While my focus is on the thunderstorm symbol here, you'll note that many of our other symbols we use were also proposed here. The filled circle for rain was used by France and Russia (and Austria for mist) as was the asterisk/star for snow. The filled triangle for hail seems to be a hybrid of the open triangle from the Austrians and the filled squares from France and Russia. Grauple is an extension of that with an open triangle. But as to mist, hoar frost and dew? Those aren't so clear...
Regardless, these symbols were proposed at the meeting, but the total number of categories of how many symbols were needed was debated. The sub-committee later published a more extensive list of proposed symbols for a wide variety of weather categories.
The US seemed to approve of these standards and responded accordingly. In 1893, amidst a flurry of reports about the climates of a variety of cities and how to observe thunderstorms and whatnot, the US Weather Bureau (having moved to the US Department of Agriculture in 1890) re-published the list of symbols approved by the International Conference, showing that these are the symbols they would start using.

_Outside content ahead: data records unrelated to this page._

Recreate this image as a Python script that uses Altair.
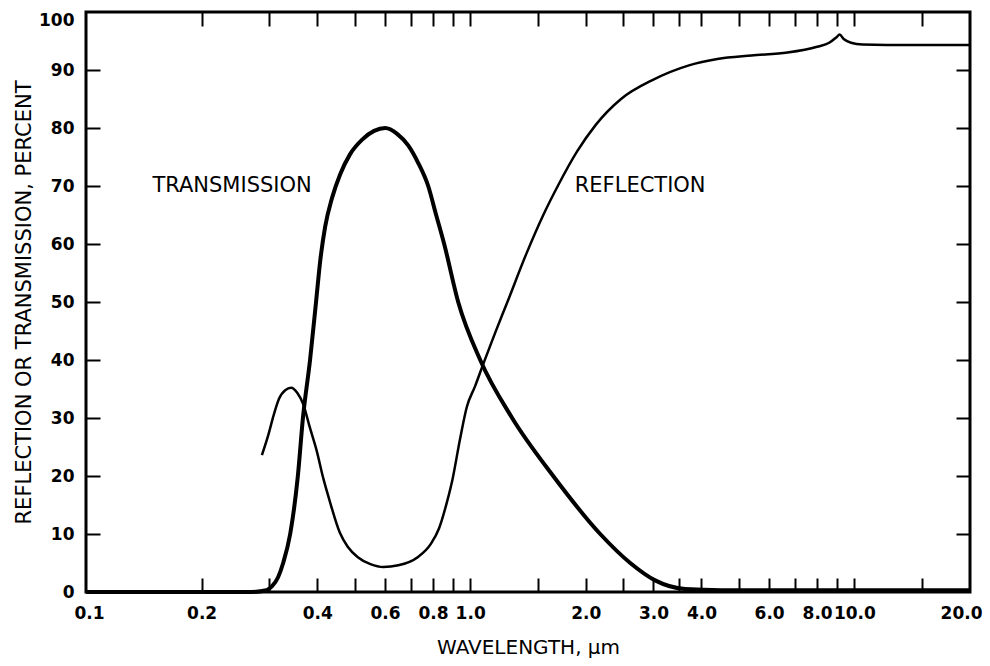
import altair as alt
import pandas as pd

# Transmission curve (thick)
trans_wl = [0.1, 0.2, 0.27, 0.295, 0.305, 0.316, 0.326, 0.340, 0.356, 0.367, 0.383, 0.397, 0.4069,
            0.4193, 0.4372, 0.4586, 0.487, 0.5234, 0.5623, 0.601, 0.6455, 0.6897, 0.732, 0.7775,
            0.8156, 0.8557, 0.9307, 1.062, 1.286, 1.645, 2.18, 2.61, 3.03, 3.63, 4.5, 10.0, 20.0]
trans_pct = [0, 0, 0, 0.3, 1.0, 2.5, 5.0, 10.0, 20.0, 30.0, 40.0, 50.0, 57.0,
             63.0, 68.0, 72.0, 75.5, 78.0, 79.5, 80.0, 79.0, 77.0, 74.0, 70.0,
             65.0, 60.0, 50.0, 40.0, 30.0, 20.0, 10.0, 5.0, 2.0, 0.5, 0.3, 0.3, 0.3]

# Reflection curve (thin)
refl_wl = [0.287, 0.298, 0.308, 0.318, 0.33, 0.342, 0.355, 0.368, 0.382, 0.398, 0.415, 0.43,
           0.458, 0.48, 0.51, 0.55, 0.594, 0.65, 0.73, 0.79, 0.83, 0.87, 0.90, 0.94, 0.98,
           1.03, 1.08, 1.16, 1.25, 1.40, 1.55, 1.70, 1.90, 2.12, 2.47, 2.99, 3.71, 4.4, 5.4,
           6.7, 8.0, 8.6, 9.0, 9.15, 9.4, 9.8, 10.5, 14.0, 20.0]
refl_pct = [23.6, 27.0, 30.5, 33.3, 34.8, 35.2, 34.3, 32.3, 28.5, 24.5, 19.5, 15.9,
            10.2, 7.8, 6.0, 4.8, 4.3, 4.6, 6.0, 8.3, 11.0, 15.5, 19.5, 26.2, 31.9,
            35.5, 39.2, 44.6, 50.0, 58.3, 65.0, 70.3, 76.0, 80.5, 85.0, 88.3, 90.8, 91.9, 92.5,
            93.0, 94.0, 94.7, 95.7, 96.1, 95.3, 94.7, 94.4, 94.3, 94.3]

# Annotations
ann_text = ["TRANSMISSION", "REFLECTION"]
ann_wl = [0.24, 2.77]
ann_pct = [70.0, 70.0]

# Axis values
x_label_values = [0.1, 0.2, 0.4, 0.6, 0.8, 1.0, 2.0, 3.0, 4.0, 6.0, 8.0, 10.0, 20.0]
x_tick_values = [0.2, 0.3, 0.4, 0.5, 0.6, 0.7, 0.8, 0.9, 1.0, 1.5, 2.0, 2.5, 3.0, 3.5,
                 4.0, 5.0, 6.0, 7.0, 8.0, 9.0, 10.0, 15.0]
y_label_values = [0, 10, 20, 30, 40, 50, 60, 70, 80, 90, 100]
y_tick_values = [10, 20, 30, 40, 50, 60, 70, 80, 90]

df_t = pd.DataFrame({"wl": trans_wl, "pct": trans_pct})
df_r = pd.DataFrame({"wl": refl_wl, "pct": refl_pct})
df_a = pd.DataFrame({"wl": ann_wl, "pct": ann_pct, "label": ann_text})

FONT = "DejaVu Sans"
xscale = alt.Scale(type="log", domain=[0.1, 20], nice=False)
yscale = alt.Scale(domain=[0, 100], nice=False, zero=False)

trans = alt.Chart(df_t).mark_line(color="black", strokeWidth=4, interpolate="monotone").encode(
    x=alt.X("wl:Q", scale=xscale, axis=alt.Axis(
        orient="bottom", values=x_label_values, labelExpr="format(datum.value, '.1f')",
        ticks=False, domain=False, grid=False, labelFlush=True, labelFlushOffset=12,
        labelOverlap=False,
        labelFont=FONT, labelFontSize=17, labelFontWeight="bold", labelColor="black",
        labelPadding=13, title="WAVELENGTH, µm", titleFont=FONT, titleFontSize=20,
        titleFontWeight="normal", titleColor="black", titlePadding=16)),
    y=alt.Y("pct:Q", scale=yscale, axis=alt.Axis(
        orient="left", values=y_label_values, ticks=False, domain=False, grid=False,
        labelFlush=False, labelOverlap=False,
        labelBaseline=alt.condition("datum.value == 100", alt.value("top"), alt.value("middle")),
        labelFont=FONT, labelFontSize=17, labelFontWeight="bold", labelColor="black",
        labelPadding=12, title="REFLECTION OR TRANSMISSION, PERCENT", titleFont=FONT,
        titleFontSize=21, titleFontWeight="normal", titleColor="black", titlePadding=4)),
    order="wl:Q",
)

refl = alt.Chart(df_r).mark_line(color="black", strokeWidth=2.5, interpolate="monotone").encode(
    x=alt.X("wl:Q", scale=xscale, axis=alt.Axis(
        orient="bottom", offset=-14, values=x_tick_values, labels=False, domain=False,
        grid=False, ticks=True, tickSize=14, tickWidth=2, tickColor="black", title=None)),
    y=alt.Y("pct:Q", scale=yscale, axis=alt.Axis(
        orient="left", offset=-14, values=y_tick_values, labels=False, domain=False,
        grid=False, ticks=True, tickSize=14, tickWidth=2, tickColor="black", title=None)),
    order="wl:Q",
)

ann = alt.Chart(df_a).mark_text(font=FONT, fontSize=21, color="black", align="center",
                                baseline="middle").encode(
    x=alt.X("wl:Q", scale=xscale, axis=alt.Axis(
        orient="top", offset=-14, values=x_tick_values, labels=False, domain=False,
        grid=False, ticks=True, tickSize=14, tickWidth=2, tickColor="black", title=None)),
    y=alt.Y("pct:Q", scale=yscale, axis=alt.Axis(
        orient="right", offset=-14, values=y_tick_values, labels=False, domain=False,
        grid=False, ticks=True, tickSize=14, tickWidth=2, tickColor="black", title=None)),
    text="label:N",
)

chart = alt.layer(trans, refl, ann).resolve_axis(x="independent", y="independent").properties(
    width=884, height=580,
    autosize=alt.AutoSizeParams(type="none"),
    padding={"left": 78, "top": 4, "right": 12, "bottom": 66},
    background="white",
).configure_view(stroke="black", strokeWidth=3)

chart.save("out.html", embed_options={"renderer": "svg", "actions": False})
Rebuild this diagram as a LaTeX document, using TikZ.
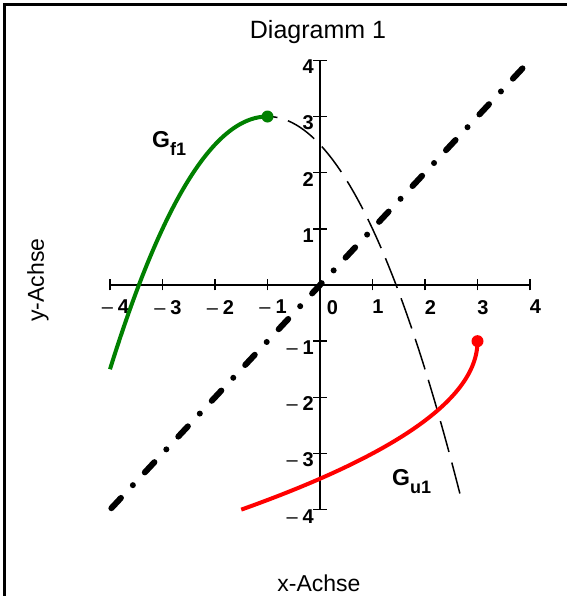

In the meantime, in 1892 the Weather Bureau launched a project to investigate the possibility of forecasting thunderstorms using rapid telegraph messages. They tried having local telegraph operators telegraph stations to their east if they were experiencing a thunderstorm with the idea that the stations further east could then warn the local population that the thunderstorm was approaching (we're talking thunderstorm warnings in the 1890s here...which I think is amazing...). They tried it in three regions--the northeast, the upper midwest, and Ohio--and got reports back on the effectiveness. The findings are summarized in Bulletin 9 of the Weather Bureau (which also is digitalized on Google Books, though you have to scroll way down to get to Bulletin 9 toward the end of the document). While some of the reporters felt that these warnings were not practical and didn't give enough lead time (things we still work on to this day), the results were generally encouraging. (As a side note, it probably helped that they focused on June-July-August across the northeastern quadrant of the country, where linear and quasi-linear MCS storms are the dominant mode of convection. These lines of storms are pretty coherent and can last a long time--even overnight. This makes them a bit easier to predict in this way.) The Weather Bureau seems to have realized after this experiment that it could be useful to include thunderstorm information on their weather maps.
Finally, the US Weather Bureau (which was still issuing daily weather maps) upgraded their map printer from a 'milliograph' stencil-duplicator to a faster and more efficient "chalk-plate" process in 1896 (as described in this interesting paper). All the maps from that time are archived through the NOAA Central Library Data Imaging Project. There is a clear change in the style of the maps on June 15, 1896. Here is the title bar and legend before the change:
I had a lot of fun researching this topic. There's more to come for sure. A lot of the other symbols we use were defined at a later time. For instance, when did the extra "kink" in the thunderstorm symbol get added for "heavy thunderstorm"? And what of all the different symbols for each type of cloud? There's a history there to be sure.